▶ _PROBLEM STATEMENT_
Extract the records in full, leaving every picture out.
####################
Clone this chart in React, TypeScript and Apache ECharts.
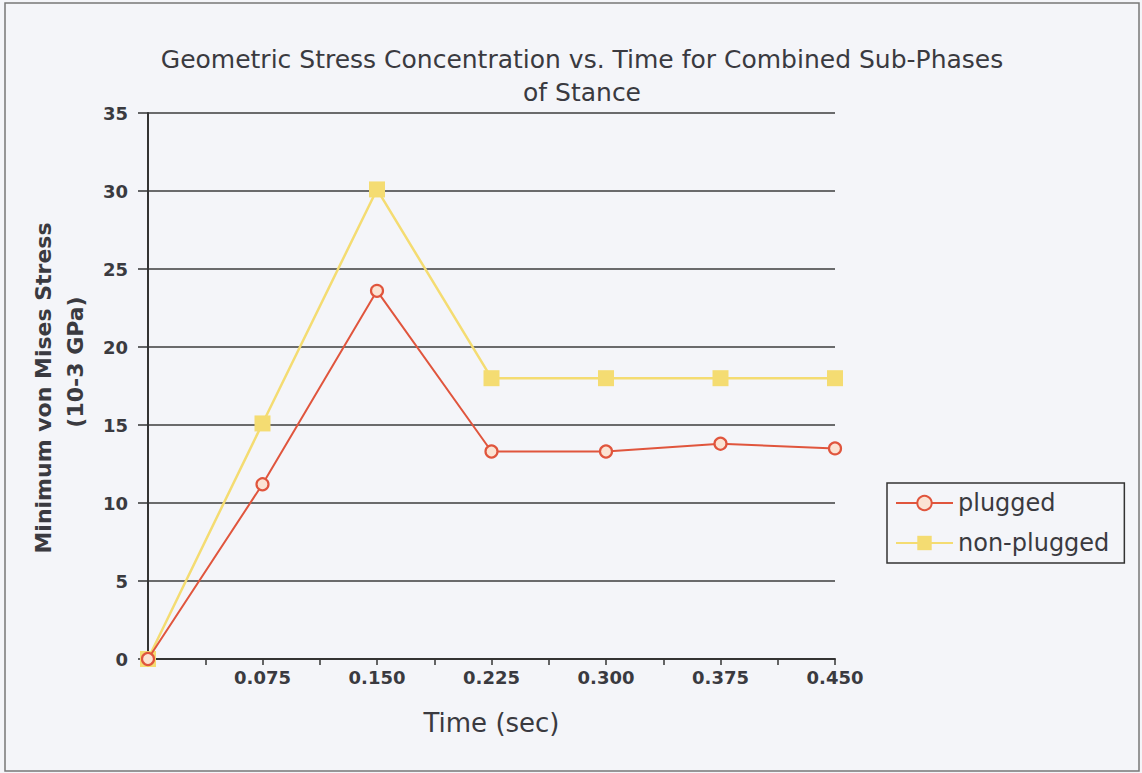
import React, { useEffect, useRef } from "react";
import * as echarts from "echarts";

const times = [0, 0.075, 0.15, 0.225, 0.3, 0.375, 0.45];
const plugged = [0, 11.2, 23.6, 13.3, 13.3, 13.8, 13.5];
const nonPlugged = [0, 15.1, 30.1, 18.0, 18.0, 18.0, 18.0];

const titleLines = ["Geometric Stress Concentration vs. Time for Combined Sub-Phases", "of Stance"];
const yNameLine1 = "Minimum von Mises Stress";
const yNameLine2 = "(10-3 GPa)";
const xName = "Time (sec)";

export default function App() {
  const ref = useRef<HTMLDivElement>(null);
  useEffect(() => {
    const chart = echarts.init(ref.current!, undefined, { renderer: "svg" });
    const font = "'DejaVu Sans', Verdana, sans-serif";
    const ink = "#3a3a40";
    chart.setOption({
      animation: false,
      backgroundColor: "#f4f5f9",
      textStyle: { fontFamily: font },
      title: {
        text: titleLines.join("\n"),
        left: 577,
        top: 38,
        textAlign: "center",
        textStyle: { fontSize: 25, fontWeight: "normal", color: ink, lineHeight: 33, fontFamily: font },
      },
      grid: { left: 148, top: 113, right: 307, bottom: 114, containLabel: false },
      legend: {
        left: 887,
        top: 483,
        orient: "vertical",
        borderColor: "#333",
        borderWidth: 1.5,
        padding: [8, 15, 8, 8],
        itemGap: 16,
        itemWidth: 57,
        itemHeight: 18,
        textStyle: { fontSize: 24, color: ink, fontFamily: font },
        data: ["plugged", "non-plugged"],
      },
      xAxis: {
        type: "value",
        min: 0,
        max: 0.45,
        interval: 0.075,
        name: xName,
        nameLocation: "middle",
        nameGap: 51,
        nameTextStyle: { fontSize: 26, color: ink, fontFamily: font },
        axisLine: { show: true, lineStyle: { color: "#333", width: 2 } },
        axisTick: { show: true, length: 6, lineStyle: { color: "#333", width: 1.5 } },
        minorTick: { show: true, splitNumber: 2, length: 6, lineStyle: { color: "#333", width: 1.5 } },
        splitLine: { show: false },
        axisLabel: {
          fontSize: 18,
          color: ink,
          margin: 9,
          fontWeight: "bold",
          fontFamily: font,
          formatter: (v: number) => (v === 0 ? "" : v.toFixed(3)),
        },
      },
      yAxis: {
        type: "value",
        min: 0,
        max: 35,
        interval: 5,
        axisLine: { show: true, lineStyle: { color: "#333", width: 2 } },
        axisTick: { show: true, length: 10, lineStyle: { color: "#333", width: 1.5 } },
        splitLine: { show: true, lineStyle: { color: "#3c3c3c", width: 1.6 } },
        axisLabel: { fontSize: 18, color: ink, margin: 20, fontWeight: "bold", fontFamily: font },
      },
      graphic: [
        {
          type: "rect",
          shape: { x: 5, y: 3, width: 1134, height: 768 },
          style: { fill: "none", stroke: "#777", lineWidth: 1.5 },
          silent: true,
        },
        {
          type: "text",
          x: 43,
          y: 388,
          rotation: Math.PI / 2,
          style: {
            text: yNameLine1,
            fontSize: 22,
            fontWeight: "bold",
            fill: ink,
            align: "center",
            verticalAlign: "middle",
            fontFamily: font,
          },
        },
        {
          type: "text",
          x: 75,
          y: 362,
          rotation: Math.PI / 2,
          style: {
            text: yNameLine2,
            fontSize: 22,
            fontWeight: "bold",
            fill: ink,
            align: "center",
            verticalAlign: "middle",
            fontFamily: font,
          },
        },
      ],
      series: [
        {
          name: "plugged",
          type: "line",
          data: times.map((t, i) => [t, plugged[i]]),
          symbol: "circle",
          symbolSize: 12,
          showSymbol: true,
          lineStyle: { color: "#e0553d", width: 2 },
          itemStyle: { color: "#fbe3d3", borderColor: "#e0553d", borderWidth: 2.2 },
          z: 3,
        },
        {
          name: "non-plugged",
          type: "line",
          data: times.map((t, i) => [t, nonPlugged[i]]),
          symbol: "rect",
          symbolSize: 16,
          showSymbol: true,
          lineStyle: { color: "#f4dc72", width: 2.5 },
          itemStyle: { color: "#f4dc72", borderColor: "#f4dc72", borderWidth: 0 },
          z: 2,
        },
      ],
    });
    return () => chart.dispose();
  }, []);
  return <div ref={ref} style={{ position: "fixed", left: 0, top: 0, width: 1142, height: 773 }} />;
}
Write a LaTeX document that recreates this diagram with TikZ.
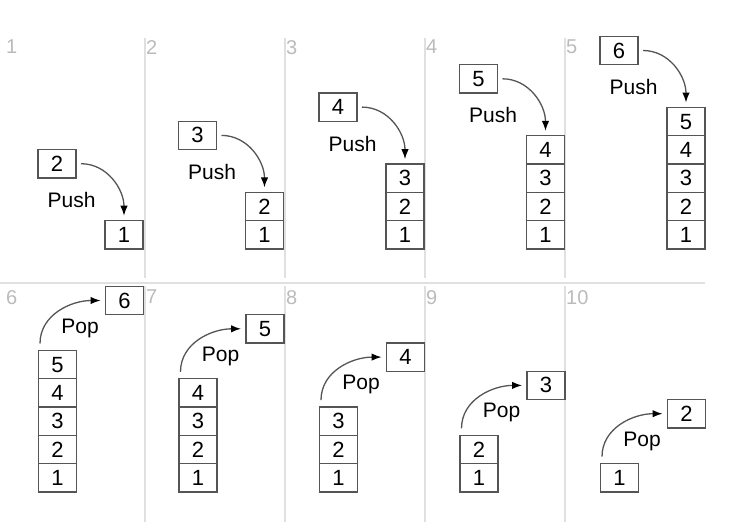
\documentclass[tikz,border=0pt]{standalone}
\usepackage{fontspec}
\setmainfont{Liberation Sans}
\usetikzlibrary{positioning,arrows.meta}
\definecolor{sepgray}{HTML}{E0E0E0}
\definecolor{numgray}{HTML}{BBBBBB}
\definecolor{boxgray}{HTML}{555555}
\begin{document}
\begin{tikzpicture}[x=1pt,y=1pt,
    cellnode/.style={rectangle, draw=boxgray, fill=white, line width=1.3pt, minimum width=38pt, minimum height=28.3pt, inner sep=0pt, outer sep=0pt, font=\fontsize{22}{22}\selectfont},
    stepnum/.style={anchor=north west, inner sep=0pt, text=numgray, font=\fontsize{20}{20}\selectfont},
    oplabel/.style={inner sep=0pt, font=\fontsize{21}{21}\selectfont},
    oparrow/.style={-{Latex[length=10pt,width=7.5pt,color=black]}, draw=boxgray, line width=1.3pt},
    sepline/.style={draw=sepgray, line width=2pt},
]
    \useasboundingbox (0,0) rectangle (756,-522);
    %Separators
    \foreach \x in {145,285,425,565} {
        \draw[sepline] (\x,-38) -- (\x,-278);
        \draw[sepline] (\x,-286) -- (\x,-522);
    }
    \draw[sepline] (0,-283) -- (705,-283);

    %Push steps
    \foreach \i in {1,...,5} {
        \pgfmathsetmacro{\cx}{124+140.5*(\i-1)}
        \pgfmathtruncatemacro{\nv}{\i+1}
        \node[stepnum] (num\i) at ({6+140*(\i-1)},-40) {\i};
        \foreach \v in {1,...,\i} {
            \node[cellnode] (p\i-\v) at (\cx,{-249+28.3*(\v-0.5)}) {\v};
        }
        \node[cellnode] (in\i) at (\cx-67,{-249+28.3*\i+57}) {\nv};
        \node[oplabel] (push\i) at (\cx-52.5,{-249+28.3*\i+20.5}) {Push};
        \draw[oparrow] ([xshift=5pt]in\i.east) to[out=0,in=90] ([yshift=5pt]p\i-\i.north);
    }

    %Pop steps
    \foreach \j in {1,...,5} {
        \pgfmathsetmacro{\cx}{57.5+140.5*(\j-1)}
        \pgfmathtruncatemacro{\n}{6-\j}
        \pgfmathtruncatemacro{\stepno}{5+\j}
        \pgfmathtruncatemacro{\outv}{7-\j}
        \node[stepnum] (num\stepno) at ({6+140*(\j-1)},-290) {\stepno};
        \foreach \v in {1,...,\n} {
            \node[cellnode] (q\j-\v) at (\cx,{-492+28.3*(\v-0.5)}) {\v};
        }
        \node[cellnode] (out\j) at (\cx+67,{-492+28.3*\n+50}) {\outv};
        \node[oplabel] (pop\j) at (\cx+22.5,{-492+28.3*\n+22.5}) {Pop};
        \draw[oparrow] ([shift={(-17.5pt,7pt)}]q\j-\n.north) to[out=90,in=180] ([xshift=-5pt]out\j.west);
    }
\end{tikzpicture}
\end{document}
####################
▶ _TASK SOLUTION_
Clone this chart in React, TypeScript and Apache ECharts.
import React, { useEffect, useRef } from "react";
import * as echarts from "echarts";

const times = [0, 0.075, 0.15, 0.225, 0.3, 0.375, 0.45];
const plugged = [0, 11.2, 23.6, 13.3, 13.3, 13.8, 13.5];
const nonPlugged = [0, 15.1, 30.1, 18.0, 18.0, 18.0, 18.0];

const titleLines = ["Geometric Stress Concentration vs. Time for Combined Sub-Phases", "of Stance"];
const yNameLine1 = "Minimum von Mises Stress";
const yNameLine2 = "(10-3 GPa)";
const xName = "Time (sec)";

export default function App() {
  const ref = useRef<HTMLDivElement>(null);
  useEffect(() => {
    const chart = echarts.init(ref.current!, undefined, { renderer: "svg" });
    const font = "'DejaVu Sans', Verdana, sans-serif";
    const ink = "#3a3a40";
    chart.setOption({
      animation: false,
      backgroundColor: "#f4f5f9",
      textStyle: { fontFamily: font },
      title: {
        text: titleLines.join("\n"),
        left: 577,
        top: 38,
        textAlign: "center",
        textStyle: { fontSize: 25, fontWeight: "normal", color: ink, lineHeight: 33, fontFamily: font },
      },
      grid: { left: 148, top: 113, right: 307, bottom: 114, containLabel: false },
      legend: {
        left: 887,
        top: 483,
        orient: "vertical",
        borderColor: "#333",
        borderWidth: 1.5,
        padding: [8, 15, 8, 8],
        itemGap: 16,
        itemWidth: 57,
        itemHeight: 18,
        textStyle: { fontSize: 24, color: ink, fontFamily: font },
        data: ["plugged", "non-plugged"],
      },
      xAxis: {
        type: "value",
        min: 0,
        max: 0.45,
        interval: 0.075,
        name: xName,
        nameLocation: "middle",
        nameGap: 51,
        nameTextStyle: { fontSize: 26, color: ink, fontFamily: font },
        axisLine: { show: true, lineStyle: { color: "#333", width: 2 } },
        axisTick: { show: true, length: 6, lineStyle: { color: "#333", width: 1.5 } },
        minorTick: { show: true, splitNumber: 2, length: 6, lineStyle: { color: "#333", width: 1.5 } },
        splitLine: { show: false },
        axisLabel: {
          fontSize: 18,
          color: ink,
          margin: 9,
          fontWeight: "bold",
          fontFamily: font,
          formatter: (v: number) => (v === 0 ? "" : v.toFixed(3)),
        },
      },
      yAxis: {
        type: "value",
        min: 0,
        max: 35,
        interval: 5,
        axisLine: { show: true, lineStyle: { color: "#333", width: 2 } },
        axisTick: { show: true, length: 10, lineStyle: { color: "#333", width: 1.5 } },
        splitLine: { show: true, lineStyle: { color: "#3c3c3c", width: 1.6 } },
        axisLabel: { fontSize: 18, color: ink, margin: 20, fontWeight: "bold", fontFamily: font },
      },
      graphic: [
        {
          type: "rect",
          shape: { x: 5, y: 3, width: 1134, height: 768 },
          style: { fill: "none", stroke: "#777", lineWidth: 1.5 },
          silent: true,
        },
        {
          type: "text",
          x: 43,
          y: 388,
          rotation: Math.PI / 2,
          style: {
            text: yNameLine1,
            fontSize: 22,
            fontWeight: "bold",
            fill: ink,
            align: "center",
            verticalAlign: "middle",
            fontFamily: font,
          },
        },
        {
          type: "text",
          x: 75,
          y: 362,
          rotation: Math.PI / 2,
          style: {
            text: yNameLine2,
            fontSize: 22,
            fontWeight: "bold",
            fill: ink,
            align: "center",
            verticalAlign: "middle",
            fontFamily: font,
          },
        },
      ],
      series: [
        {
          name: "plugged",
          type: "line",
          data: times.map((t, i) => [t, plugged[i]]),
          symbol: "circle",
          symbolSize: 12,
          showSymbol: true,
          lineStyle: { color: "#e0553d", width: 2 },
          itemStyle: { color: "#fbe3d3", borderColor: "#e0553d", borderWidth: 2.2 },
          z: 3,
        },
        {
          name: "non-plugged",
          type: "line",
          data: times.map((t, i) => [t, nonPlugged[i]]),
          symbol: "rect",
          symbolSize: 16,
          showSymbol: true,
          lineStyle: { color: "#f4dc72", width: 2.5 },
          itemStyle: { color: "#f4dc72", borderColor: "#f4dc72", borderWidth: 0 },
          z: 2,
        },
      ],
    });
    return () => chart.dispose();
  }, []);
  return <div ref={ref} style={{ position: "fixed", left: 0, top: 0, width: 1142, height: 773 }} />;
}
Write a LaTeX document that recreates this diagram with TikZ.
\documentclass[tikz,border=0pt]{standalone}
\usepackage{fontspec}
\setmainfont{Liberation Sans}
\usetikzlibrary{positioning,arrows.meta}
\definecolor{sepgray}{HTML}{E0E0E0}
\definecolor{numgray}{HTML}{BBBBBB}
\definecolor{boxgray}{HTML}{555555}
\begin{document}
\begin{tikzpicture}[x=1pt,y=1pt,
    cellnode/.style={rectangle, draw=boxgray, fill=white, line width=1.3pt, minimum width=38pt, minimum height=28.3pt, inner sep=0pt, outer sep=0pt, font=\fontsize{22}{22}\selectfont},
    stepnum/.style={anchor=north west, inner sep=0pt, text=numgray, font=\fontsize{20}{20}\selectfont},
    oplabel/.style={inner sep=0pt, font=\fontsize{21}{21}\selectfont},
    oparrow/.style={-{Latex[length=10pt,width=7.5pt,color=black]}, draw=boxgray, line width=1.3pt},
    sepline/.style={draw=sepgray, line width=2pt},
]
    \useasboundingbox (0,0) rectangle (756,-522);
    %Separators
    \foreach \x in {145,285,425,565} {
        \draw[sepline] (\x,-38) -- (\x,-278);
        \draw[sepline] (\x,-286) -- (\x,-522);
    }
    \draw[sepline] (0,-283) -- (705,-283);

    %Push steps
    \foreach \i in {1,...,5} {
        \pgfmathsetmacro{\cx}{124+140.5*(\i-1)}
        \pgfmathtruncatemacro{\nv}{\i+1}
        \node[stepnum] (num\i) at ({6+140*(\i-1)},-40) {\i};
        \foreach \v in {1,...,\i} {
            \node[cellnode] (p\i-\v) at (\cx,{-249+28.3*(\v-0.5)}) {\v};
        }
        \node[cellnode] (in\i) at (\cx-67,{-249+28.3*\i+57}) {\nv};
        \node[oplabel] (push\i) at (\cx-52.5,{-249+28.3*\i+20.5}) {Push};
        \draw[oparrow] ([xshift=5pt]in\i.east) to[out=0,in=90] ([yshift=5pt]p\i-\i.north);
    }

    %Pop steps
    \foreach \j in {1,...,5} {
        \pgfmathsetmacro{\cx}{57.5+140.5*(\j-1)}
        \pgfmathtruncatemacro{\n}{6-\j}
        \pgfmathtruncatemacro{\stepno}{5+\j}
        \pgfmathtruncatemacro{\outv}{7-\j}
        \node[stepnum] (num\stepno) at ({6+140*(\j-1)},-290) {\stepno};
        \foreach \v in {1,...,\n} {
            \node[cellnode] (q\j-\v) at (\cx,{-492+28.3*(\v-0.5)}) {\v};
        }
        \node[cellnode] (out\j) at (\cx+67,{-492+28.3*\n+50}) {\outv};
        \node[oplabel] (pop\j) at (\cx+22.5,{-492+28.3*\n+22.5}) {Pop};
        \draw[oparrow] ([shift={(-17.5pt,7pt)}]q\j-\n.north) to[out=90,in=180] ([xshift=-5pt]out\j.west);
    }
\end{tikzpicture}
\end{document}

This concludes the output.